CONTROVÉRSIAS JURÍDICAS SOBRE O USO DA VIDEOCONFERÊNCIA

 

André Marques de Oliveira Costa

 

advogado em Goiás e Doutorando em Direito pela UNLZ.

SUMÁRIO: INTRODUÇÃO; A VISÃO DA DOUTRINA; DIVERGÊNCIAS QUANTO À LEGALIDADE DO INTERROGATÓRIO POR VIDEOCONFERÊNCIA;CONCLUSÃO


 

A utilização de sistemas de informática e outros recursos audiovisuais no processo penal se tornou realidade com o advento da Lei nº 11.900, de 08.01.09, que entrou em vigor na data de sua publicação no Diário Oficial da União, em 9 de janeiro de 2009. Referida Lei alterou o Código de Processo Penal (arts. 185 e 222) para admitir expressamente o interrogatório do réu preso por videoconferência, bem como a oitiva de testemunha em tempo real, inclusive durante a audiência de instrução e julgamento, expedindo-se cartas rogatórias somente se demonstrada previamente a sua imprescindibilidade e, nesses casos, os custos de envio serão arcados pelo requerente.

As principais justificativas para o advento legislativo residem na preservação da segurança pública e em evitar-se a fuga de presos no deslocamento do presídio até o fórum.

A nova redação dada ao art. 185 do Código de Processo Penal pontua que o interrogatório do réu preso se realizará no estabelecimento prisional onde estiver cumprindo pena, em sala própria, garantida a publicidade, a presença de defensor, a segurança do juiz, do promotor de justiça e dos servidores.

Em casos excepcionais o juiz, de ofício ou a requerimento das partes, em decisão fundamentada – partindo do pressuposto de que as partes deverão ser intimadas com 10 (dez) dias de antecedência no caso de réu preso –, autorizará o interrogatório por videoconferência, desde que necessário para atender às seguintes finalidades: (i) quando existir fundada suspeita de que o preso integra organização criminosa ou que poderá empreender fuga durante o deslocamento; (ii) viabilizar a participação do réu no referido ato processual, quando haja relevante dificuldade para o seu comparecimento em juízo, por enfermidade ou outra circunstância pessoal; (iii) impedir a influência do réu no ânimo de testemunha ou da vítima, desde que não seja possível colher o depoimento destas por videoconferência, nos termos do art. 217 do CPP; (iv) responder a gravíssima questão de ordem pública.

A mudança legislativa estabelece a utilização de sala específica sob fiscalização do juiz do processo, de corregedores, do Ministério Público e da OAB e, ainda, que o ato deverá realizar-se na presença de dois advogados, um que acompanhará o réu e outro que permanecerá no local da audiência, sendo-lhes garantida a comunicação por meios telefônicos, inclusive do preso com o defensor que não está presente.

A Lei nº 11.900/09 também autoriza a realização, pelo sistema de teleconferência, de outros atos processuais que dependam da participação de pessoa que se encontre presa, como acareação, o reconhecimento de pessoas e coisas e a inquirição de testemunha ou a tomada de declarações do ofendido, desde que respeitadas as garantias elencadas acima.

A VISÃO DA DOUTRINA

O grande doutrinador FERNANDO DA COSTA TOURINHO FILHO, na obra Processo Penal, 20. ed., v. 3, p. 266, escreveu: É pelo interrogatório que o juiz mantém contato com a pessoa contra quem se pede a aplicação da norma sancionadora.
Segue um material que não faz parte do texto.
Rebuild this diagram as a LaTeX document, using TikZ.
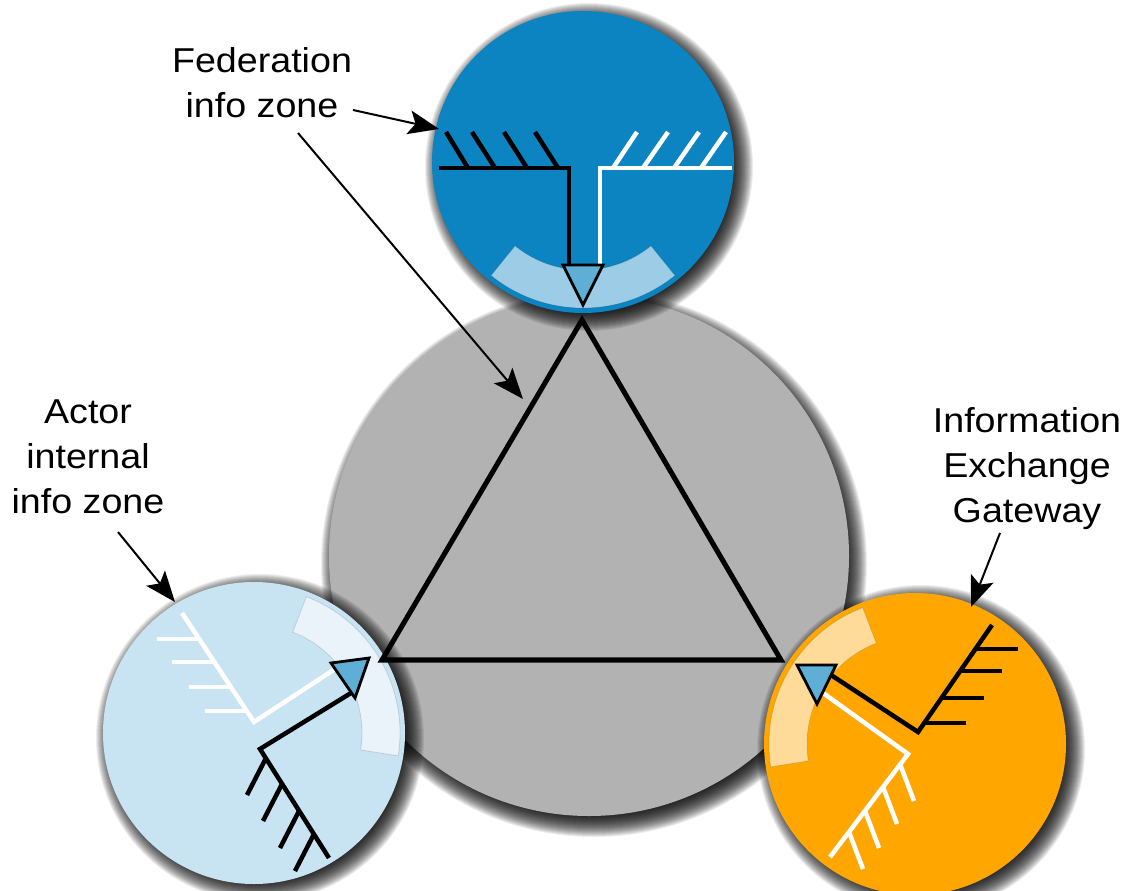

E tal contato é necessário porque propicia ao julgador o conhecimento da personalidade do acusado e lhe permite, também, ouvindo-o, cientificar-se dos motivos e circunstâncias do crime, elementos valiosos para a dosagem da pena. É, destarte, a oportunidade para que o juiz conheça sua personalidade, saiba em que circunstâncias ocorreu a infração – porque ninguém melhor que o acusado para sabê-lo – e quais os seus motivos determinantes. Por isso é fundamental este contato entre julgador e imputado, quando aquele ouvirá, de viva voz, a resposta do réu à acusação que se lhe faz. (Grifei.)

HÉLIO TORNAGHI, na obra Compêndio de Processo Penal. Rio de Janeiro: José Konfino, tomo III, 1967, p. 812, manifestou a mesma linha de raciocínio: O interrogatório é a grande oportunidade que tem o juiz para, num contato direto com o acusado, formar juízo a respeito de sua personalidade, da sinceridade de suas desculpas ou de sua confissão, do estado d´alma em que se encontra, da malícia ou da negligência com que agiu, da sua frieza e perversidade ou de sua elevação e nobreza; é o ensejo para estudar-lhe as reações, para ver, numa primeira observação, se ele entende o caráter criminoso do fato e para verificar tudo mais que lhe está ligado ao psiquismo e à formação moral.

O Professor RENÉ ARIEL DOTTI, em artigo intitulado O Interrogatório a Distância, publicado na edição nº 29 da Revista Jurídica Consulex, p. 23, pontuou: Nem o cérebro pelo computador e, muito menos, o pensamento pela digitação. É necessário usar a reflexão como contraponto da massificação. É preciso ler nos lábios as palavras que estão sendo ditas; ver a alma do acusado através de seus olhos; descobrir a face humana que se escondera por trás da máscara do delinquente. É preciso, enfim, a aproximação física entre o Senhor da Justiça e o homem do crime, num gesto de alegoria que imita o toque dos dedos, o afresco pintado pelo gênio de Michelangelo na Capela Sistina e representativo da criação de Adão.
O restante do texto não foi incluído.